REQUIRED TASK –
Each line from the start of the records below through the line that contains "0.857, 0.859, 0.854, 0.843, 0.826, 0.804, 0.791]" should be printed exactly. Pictures are omitted.

SOURCE DATA –

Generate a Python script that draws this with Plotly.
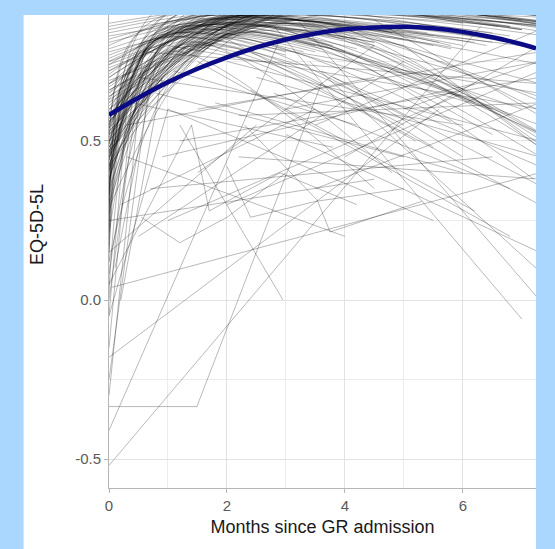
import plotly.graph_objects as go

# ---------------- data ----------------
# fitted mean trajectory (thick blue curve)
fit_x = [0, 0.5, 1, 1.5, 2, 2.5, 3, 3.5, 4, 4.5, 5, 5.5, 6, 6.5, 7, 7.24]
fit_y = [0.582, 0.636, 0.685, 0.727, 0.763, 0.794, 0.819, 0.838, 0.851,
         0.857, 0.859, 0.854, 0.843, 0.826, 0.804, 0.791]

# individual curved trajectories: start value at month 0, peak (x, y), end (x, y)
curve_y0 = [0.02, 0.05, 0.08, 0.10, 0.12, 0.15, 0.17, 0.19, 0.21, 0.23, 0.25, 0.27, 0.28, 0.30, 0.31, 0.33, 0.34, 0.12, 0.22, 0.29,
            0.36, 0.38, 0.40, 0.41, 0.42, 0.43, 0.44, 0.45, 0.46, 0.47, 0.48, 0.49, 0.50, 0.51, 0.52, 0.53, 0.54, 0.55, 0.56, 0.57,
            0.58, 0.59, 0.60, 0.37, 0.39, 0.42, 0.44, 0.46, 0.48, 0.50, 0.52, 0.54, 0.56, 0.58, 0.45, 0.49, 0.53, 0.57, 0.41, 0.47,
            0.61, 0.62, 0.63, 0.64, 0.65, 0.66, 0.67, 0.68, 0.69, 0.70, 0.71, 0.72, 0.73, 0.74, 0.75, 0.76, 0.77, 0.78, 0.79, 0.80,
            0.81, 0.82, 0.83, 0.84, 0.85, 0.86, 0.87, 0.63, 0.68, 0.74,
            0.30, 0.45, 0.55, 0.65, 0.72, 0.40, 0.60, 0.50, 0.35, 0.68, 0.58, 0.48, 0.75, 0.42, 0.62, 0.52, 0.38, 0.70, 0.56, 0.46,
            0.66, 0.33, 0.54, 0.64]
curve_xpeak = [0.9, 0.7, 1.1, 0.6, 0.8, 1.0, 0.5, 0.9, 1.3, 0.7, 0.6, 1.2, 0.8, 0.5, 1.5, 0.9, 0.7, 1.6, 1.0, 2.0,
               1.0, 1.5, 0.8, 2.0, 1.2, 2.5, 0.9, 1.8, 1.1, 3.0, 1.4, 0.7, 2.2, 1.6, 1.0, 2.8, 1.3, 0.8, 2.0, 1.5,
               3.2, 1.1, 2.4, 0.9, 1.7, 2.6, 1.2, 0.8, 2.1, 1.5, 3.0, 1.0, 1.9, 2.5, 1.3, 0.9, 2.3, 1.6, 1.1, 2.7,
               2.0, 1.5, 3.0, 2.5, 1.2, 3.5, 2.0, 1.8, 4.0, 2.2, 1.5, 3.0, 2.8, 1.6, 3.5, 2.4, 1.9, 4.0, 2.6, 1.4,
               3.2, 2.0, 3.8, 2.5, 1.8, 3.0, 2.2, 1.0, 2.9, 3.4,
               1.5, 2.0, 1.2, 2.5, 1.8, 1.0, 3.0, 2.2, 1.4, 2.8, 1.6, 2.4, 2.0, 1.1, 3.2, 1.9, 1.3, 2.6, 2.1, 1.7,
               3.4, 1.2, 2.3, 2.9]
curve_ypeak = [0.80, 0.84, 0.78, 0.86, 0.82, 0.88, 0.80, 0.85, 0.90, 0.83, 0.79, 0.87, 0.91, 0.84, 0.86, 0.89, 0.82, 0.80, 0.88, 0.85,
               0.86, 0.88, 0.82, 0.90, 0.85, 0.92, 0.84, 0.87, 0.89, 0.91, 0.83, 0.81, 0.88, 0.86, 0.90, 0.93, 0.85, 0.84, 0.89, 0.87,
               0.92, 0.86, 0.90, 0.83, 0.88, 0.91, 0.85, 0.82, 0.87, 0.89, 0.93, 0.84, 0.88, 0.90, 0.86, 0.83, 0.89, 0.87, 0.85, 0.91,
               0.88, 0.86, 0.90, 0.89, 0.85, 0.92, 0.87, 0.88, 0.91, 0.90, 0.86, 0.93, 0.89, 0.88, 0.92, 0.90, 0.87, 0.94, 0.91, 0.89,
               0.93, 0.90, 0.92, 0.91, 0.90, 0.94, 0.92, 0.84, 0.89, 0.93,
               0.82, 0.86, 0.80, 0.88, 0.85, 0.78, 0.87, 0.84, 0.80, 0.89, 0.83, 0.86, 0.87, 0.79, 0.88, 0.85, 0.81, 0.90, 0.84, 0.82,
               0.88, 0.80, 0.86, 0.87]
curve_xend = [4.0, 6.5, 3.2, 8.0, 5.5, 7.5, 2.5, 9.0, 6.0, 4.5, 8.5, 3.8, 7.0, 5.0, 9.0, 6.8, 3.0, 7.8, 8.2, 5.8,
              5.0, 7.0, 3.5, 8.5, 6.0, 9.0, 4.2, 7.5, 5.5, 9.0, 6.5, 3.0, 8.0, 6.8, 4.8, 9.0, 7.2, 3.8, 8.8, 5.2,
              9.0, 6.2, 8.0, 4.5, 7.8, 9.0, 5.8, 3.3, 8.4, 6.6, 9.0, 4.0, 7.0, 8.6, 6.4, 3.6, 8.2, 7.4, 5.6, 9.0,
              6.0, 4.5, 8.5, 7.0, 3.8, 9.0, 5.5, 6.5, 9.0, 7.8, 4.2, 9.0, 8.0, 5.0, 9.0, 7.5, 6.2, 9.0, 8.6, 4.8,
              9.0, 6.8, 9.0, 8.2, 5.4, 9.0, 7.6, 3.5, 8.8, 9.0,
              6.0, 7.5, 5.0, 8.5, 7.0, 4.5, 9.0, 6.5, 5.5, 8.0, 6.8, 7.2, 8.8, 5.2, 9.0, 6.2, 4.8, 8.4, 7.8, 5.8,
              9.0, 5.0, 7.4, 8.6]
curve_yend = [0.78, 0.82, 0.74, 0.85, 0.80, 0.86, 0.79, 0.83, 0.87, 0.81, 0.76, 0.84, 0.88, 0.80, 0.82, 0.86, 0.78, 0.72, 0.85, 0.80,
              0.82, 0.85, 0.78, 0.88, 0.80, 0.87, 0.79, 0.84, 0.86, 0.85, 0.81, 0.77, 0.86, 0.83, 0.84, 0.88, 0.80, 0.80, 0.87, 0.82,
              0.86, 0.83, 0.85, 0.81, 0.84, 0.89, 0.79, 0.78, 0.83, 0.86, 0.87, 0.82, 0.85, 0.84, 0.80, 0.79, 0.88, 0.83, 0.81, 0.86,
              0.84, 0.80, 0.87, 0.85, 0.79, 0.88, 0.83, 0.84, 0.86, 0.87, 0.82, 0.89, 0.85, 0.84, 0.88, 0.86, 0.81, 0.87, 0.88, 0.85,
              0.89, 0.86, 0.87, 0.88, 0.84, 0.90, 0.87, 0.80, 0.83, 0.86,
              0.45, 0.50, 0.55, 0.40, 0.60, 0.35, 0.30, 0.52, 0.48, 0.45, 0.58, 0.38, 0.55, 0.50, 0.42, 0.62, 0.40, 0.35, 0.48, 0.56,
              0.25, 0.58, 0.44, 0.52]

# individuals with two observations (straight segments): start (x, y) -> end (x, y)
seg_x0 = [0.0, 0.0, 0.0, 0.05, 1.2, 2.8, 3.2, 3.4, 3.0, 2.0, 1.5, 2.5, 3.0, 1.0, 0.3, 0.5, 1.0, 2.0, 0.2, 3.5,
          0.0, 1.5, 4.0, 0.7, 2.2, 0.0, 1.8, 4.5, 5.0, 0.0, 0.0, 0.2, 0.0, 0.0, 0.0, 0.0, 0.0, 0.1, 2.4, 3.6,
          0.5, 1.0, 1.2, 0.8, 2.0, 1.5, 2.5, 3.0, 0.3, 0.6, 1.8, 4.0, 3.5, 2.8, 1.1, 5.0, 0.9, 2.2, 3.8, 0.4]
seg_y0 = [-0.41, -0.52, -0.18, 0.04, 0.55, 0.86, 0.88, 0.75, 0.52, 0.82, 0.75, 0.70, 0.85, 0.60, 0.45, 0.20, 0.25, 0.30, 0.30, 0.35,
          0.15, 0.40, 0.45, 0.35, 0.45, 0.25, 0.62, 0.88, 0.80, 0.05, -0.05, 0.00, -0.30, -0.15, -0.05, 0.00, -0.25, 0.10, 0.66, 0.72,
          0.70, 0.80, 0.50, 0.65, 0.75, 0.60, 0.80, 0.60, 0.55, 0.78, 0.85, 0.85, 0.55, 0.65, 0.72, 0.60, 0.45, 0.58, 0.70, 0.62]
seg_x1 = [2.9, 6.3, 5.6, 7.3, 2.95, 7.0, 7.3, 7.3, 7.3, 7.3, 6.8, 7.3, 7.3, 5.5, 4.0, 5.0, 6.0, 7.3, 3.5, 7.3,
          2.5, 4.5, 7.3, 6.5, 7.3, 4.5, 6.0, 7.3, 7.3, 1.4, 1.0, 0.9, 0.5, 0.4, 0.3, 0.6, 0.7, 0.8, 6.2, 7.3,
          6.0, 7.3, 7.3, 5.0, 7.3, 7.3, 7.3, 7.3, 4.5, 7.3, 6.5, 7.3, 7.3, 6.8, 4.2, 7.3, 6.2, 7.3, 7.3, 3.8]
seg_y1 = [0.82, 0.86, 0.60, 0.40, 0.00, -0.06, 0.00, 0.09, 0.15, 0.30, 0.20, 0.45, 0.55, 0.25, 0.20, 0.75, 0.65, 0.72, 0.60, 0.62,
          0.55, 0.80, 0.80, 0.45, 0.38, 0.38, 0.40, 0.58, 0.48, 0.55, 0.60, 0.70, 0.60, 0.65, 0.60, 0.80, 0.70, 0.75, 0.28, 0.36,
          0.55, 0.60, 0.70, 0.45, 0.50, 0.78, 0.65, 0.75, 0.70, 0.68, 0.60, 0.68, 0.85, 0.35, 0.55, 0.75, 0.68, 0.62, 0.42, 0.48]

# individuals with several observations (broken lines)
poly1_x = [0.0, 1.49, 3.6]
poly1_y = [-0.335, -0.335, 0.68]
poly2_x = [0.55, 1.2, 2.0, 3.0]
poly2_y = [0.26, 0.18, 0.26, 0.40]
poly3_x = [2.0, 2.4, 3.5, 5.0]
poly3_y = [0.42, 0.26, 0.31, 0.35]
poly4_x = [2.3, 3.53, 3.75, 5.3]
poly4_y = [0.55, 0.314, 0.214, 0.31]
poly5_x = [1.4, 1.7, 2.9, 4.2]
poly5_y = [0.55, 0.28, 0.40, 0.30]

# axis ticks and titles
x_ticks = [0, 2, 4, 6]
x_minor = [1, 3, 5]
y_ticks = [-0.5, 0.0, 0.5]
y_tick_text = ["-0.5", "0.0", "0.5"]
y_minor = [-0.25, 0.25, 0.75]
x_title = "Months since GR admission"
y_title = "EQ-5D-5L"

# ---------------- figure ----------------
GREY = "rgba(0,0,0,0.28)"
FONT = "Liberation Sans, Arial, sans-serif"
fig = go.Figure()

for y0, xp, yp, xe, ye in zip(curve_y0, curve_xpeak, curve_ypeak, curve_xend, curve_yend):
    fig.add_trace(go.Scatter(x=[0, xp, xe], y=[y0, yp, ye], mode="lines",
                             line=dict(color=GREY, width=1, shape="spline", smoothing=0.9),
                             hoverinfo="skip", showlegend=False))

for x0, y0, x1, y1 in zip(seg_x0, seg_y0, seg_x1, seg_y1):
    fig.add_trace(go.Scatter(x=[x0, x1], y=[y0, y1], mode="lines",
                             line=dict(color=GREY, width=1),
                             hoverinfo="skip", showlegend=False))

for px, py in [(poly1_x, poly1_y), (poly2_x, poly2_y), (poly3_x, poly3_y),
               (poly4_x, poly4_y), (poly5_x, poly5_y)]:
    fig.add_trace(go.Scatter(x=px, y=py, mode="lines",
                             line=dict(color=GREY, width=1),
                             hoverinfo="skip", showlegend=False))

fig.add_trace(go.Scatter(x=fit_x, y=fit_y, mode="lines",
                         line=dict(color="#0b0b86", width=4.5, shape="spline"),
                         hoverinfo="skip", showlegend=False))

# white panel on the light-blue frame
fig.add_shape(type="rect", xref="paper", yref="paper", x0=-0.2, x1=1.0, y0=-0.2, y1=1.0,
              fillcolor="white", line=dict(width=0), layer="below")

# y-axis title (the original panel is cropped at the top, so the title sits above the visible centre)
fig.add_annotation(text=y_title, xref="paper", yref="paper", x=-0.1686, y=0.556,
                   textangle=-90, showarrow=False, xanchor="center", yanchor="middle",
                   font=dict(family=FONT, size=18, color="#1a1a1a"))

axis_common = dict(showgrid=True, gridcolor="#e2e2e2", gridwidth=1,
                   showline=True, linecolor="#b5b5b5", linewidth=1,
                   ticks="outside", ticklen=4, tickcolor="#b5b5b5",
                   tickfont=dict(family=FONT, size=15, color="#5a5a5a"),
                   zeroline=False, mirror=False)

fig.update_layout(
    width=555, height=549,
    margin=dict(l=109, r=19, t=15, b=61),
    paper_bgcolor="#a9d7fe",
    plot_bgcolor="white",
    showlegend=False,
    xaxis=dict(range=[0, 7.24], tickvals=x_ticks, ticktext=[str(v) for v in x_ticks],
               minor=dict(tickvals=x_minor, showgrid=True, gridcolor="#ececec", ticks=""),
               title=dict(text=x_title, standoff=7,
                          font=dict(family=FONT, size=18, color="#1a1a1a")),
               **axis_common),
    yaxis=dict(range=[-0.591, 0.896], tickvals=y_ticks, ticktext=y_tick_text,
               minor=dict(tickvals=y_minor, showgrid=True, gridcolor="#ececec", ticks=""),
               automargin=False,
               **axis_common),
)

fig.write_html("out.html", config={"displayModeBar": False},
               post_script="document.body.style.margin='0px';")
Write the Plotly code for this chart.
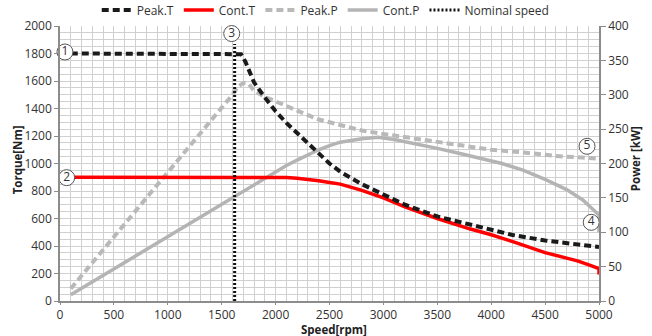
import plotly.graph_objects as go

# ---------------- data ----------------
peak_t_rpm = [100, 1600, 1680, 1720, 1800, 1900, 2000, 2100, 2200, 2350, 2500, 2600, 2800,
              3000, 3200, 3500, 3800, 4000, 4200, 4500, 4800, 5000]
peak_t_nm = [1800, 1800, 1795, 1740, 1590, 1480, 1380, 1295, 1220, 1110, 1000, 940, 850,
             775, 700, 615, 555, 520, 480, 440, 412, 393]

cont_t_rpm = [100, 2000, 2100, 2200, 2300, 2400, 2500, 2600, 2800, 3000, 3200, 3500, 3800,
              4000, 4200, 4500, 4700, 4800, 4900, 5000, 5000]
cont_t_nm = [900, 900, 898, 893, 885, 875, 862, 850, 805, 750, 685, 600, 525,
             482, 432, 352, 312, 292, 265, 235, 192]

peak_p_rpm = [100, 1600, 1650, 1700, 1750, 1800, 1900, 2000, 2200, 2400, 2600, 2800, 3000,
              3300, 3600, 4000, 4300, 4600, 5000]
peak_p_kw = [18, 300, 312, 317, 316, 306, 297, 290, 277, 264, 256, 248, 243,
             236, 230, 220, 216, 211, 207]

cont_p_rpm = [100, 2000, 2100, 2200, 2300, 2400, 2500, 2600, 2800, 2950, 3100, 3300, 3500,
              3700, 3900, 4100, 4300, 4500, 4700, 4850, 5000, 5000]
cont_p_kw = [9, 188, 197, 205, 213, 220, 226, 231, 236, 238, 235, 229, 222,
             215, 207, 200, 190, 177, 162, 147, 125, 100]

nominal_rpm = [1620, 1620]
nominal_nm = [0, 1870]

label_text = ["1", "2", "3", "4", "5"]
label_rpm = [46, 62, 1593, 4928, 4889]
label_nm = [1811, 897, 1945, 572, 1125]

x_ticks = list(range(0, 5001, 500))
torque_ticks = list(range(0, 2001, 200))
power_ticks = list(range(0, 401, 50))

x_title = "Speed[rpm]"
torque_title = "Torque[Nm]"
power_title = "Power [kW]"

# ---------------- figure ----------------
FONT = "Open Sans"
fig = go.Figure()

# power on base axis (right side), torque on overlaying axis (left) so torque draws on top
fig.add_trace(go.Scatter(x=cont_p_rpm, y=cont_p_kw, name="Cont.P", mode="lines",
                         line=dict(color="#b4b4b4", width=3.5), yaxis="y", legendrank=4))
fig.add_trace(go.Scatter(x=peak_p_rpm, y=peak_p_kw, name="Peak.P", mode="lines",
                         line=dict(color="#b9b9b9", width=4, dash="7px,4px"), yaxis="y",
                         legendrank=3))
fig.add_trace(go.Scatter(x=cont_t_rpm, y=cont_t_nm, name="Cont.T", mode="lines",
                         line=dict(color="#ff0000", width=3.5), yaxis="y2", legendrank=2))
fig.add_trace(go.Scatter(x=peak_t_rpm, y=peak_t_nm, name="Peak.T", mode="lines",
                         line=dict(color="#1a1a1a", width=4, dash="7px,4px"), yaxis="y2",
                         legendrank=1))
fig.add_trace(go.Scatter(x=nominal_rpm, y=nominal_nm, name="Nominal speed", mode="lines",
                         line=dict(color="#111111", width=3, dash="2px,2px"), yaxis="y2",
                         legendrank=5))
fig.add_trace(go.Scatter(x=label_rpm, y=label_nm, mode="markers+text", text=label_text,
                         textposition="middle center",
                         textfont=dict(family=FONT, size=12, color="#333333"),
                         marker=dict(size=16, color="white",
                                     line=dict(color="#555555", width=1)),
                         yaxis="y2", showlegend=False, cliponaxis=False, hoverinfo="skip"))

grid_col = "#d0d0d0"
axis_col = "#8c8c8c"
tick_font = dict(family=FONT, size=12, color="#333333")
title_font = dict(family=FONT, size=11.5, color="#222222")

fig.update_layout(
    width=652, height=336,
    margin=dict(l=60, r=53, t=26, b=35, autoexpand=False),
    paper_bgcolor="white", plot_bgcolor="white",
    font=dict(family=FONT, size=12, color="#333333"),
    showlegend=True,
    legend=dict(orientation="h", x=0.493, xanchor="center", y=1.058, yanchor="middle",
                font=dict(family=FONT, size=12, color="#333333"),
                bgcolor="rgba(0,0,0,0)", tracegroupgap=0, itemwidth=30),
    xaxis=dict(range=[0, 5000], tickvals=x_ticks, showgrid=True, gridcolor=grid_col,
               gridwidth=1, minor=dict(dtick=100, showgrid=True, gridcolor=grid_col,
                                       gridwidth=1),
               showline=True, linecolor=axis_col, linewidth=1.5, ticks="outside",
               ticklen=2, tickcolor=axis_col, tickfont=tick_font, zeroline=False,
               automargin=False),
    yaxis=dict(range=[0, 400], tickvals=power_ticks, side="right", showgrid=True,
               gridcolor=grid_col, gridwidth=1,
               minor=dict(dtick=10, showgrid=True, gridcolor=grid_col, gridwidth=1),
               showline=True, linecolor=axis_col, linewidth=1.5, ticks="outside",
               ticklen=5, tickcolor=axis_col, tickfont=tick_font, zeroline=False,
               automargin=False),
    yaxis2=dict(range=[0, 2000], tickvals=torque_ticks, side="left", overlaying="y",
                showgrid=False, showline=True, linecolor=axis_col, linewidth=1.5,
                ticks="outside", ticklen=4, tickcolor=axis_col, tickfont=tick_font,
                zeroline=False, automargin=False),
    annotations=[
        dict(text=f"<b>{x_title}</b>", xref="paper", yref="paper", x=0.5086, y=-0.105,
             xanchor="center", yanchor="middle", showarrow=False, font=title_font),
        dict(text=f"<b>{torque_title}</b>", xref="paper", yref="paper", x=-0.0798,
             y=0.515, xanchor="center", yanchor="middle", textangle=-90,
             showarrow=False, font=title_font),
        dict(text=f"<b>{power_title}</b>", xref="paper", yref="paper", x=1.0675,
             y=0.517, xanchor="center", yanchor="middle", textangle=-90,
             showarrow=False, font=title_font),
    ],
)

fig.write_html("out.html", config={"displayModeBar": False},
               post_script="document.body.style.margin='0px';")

RESULT OF THE EXERCISE –
Generate a Python script that draws this with Plotly.
import plotly.graph_objects as go

# ---------------- data ----------------
# fitted mean trajectory (thick blue curve)
fit_x = [0, 0.5, 1, 1.5, 2, 2.5, 3, 3.5, 4, 4.5, 5, 5.5, 6, 6.5, 7, 7.24]
fit_y = [0.582, 0.636, 0.685, 0.727, 0.763, 0.794, 0.819, 0.838, 0.851,
         0.857, 0.859, 0.854, 0.843, 0.826, 0.804, 0.791]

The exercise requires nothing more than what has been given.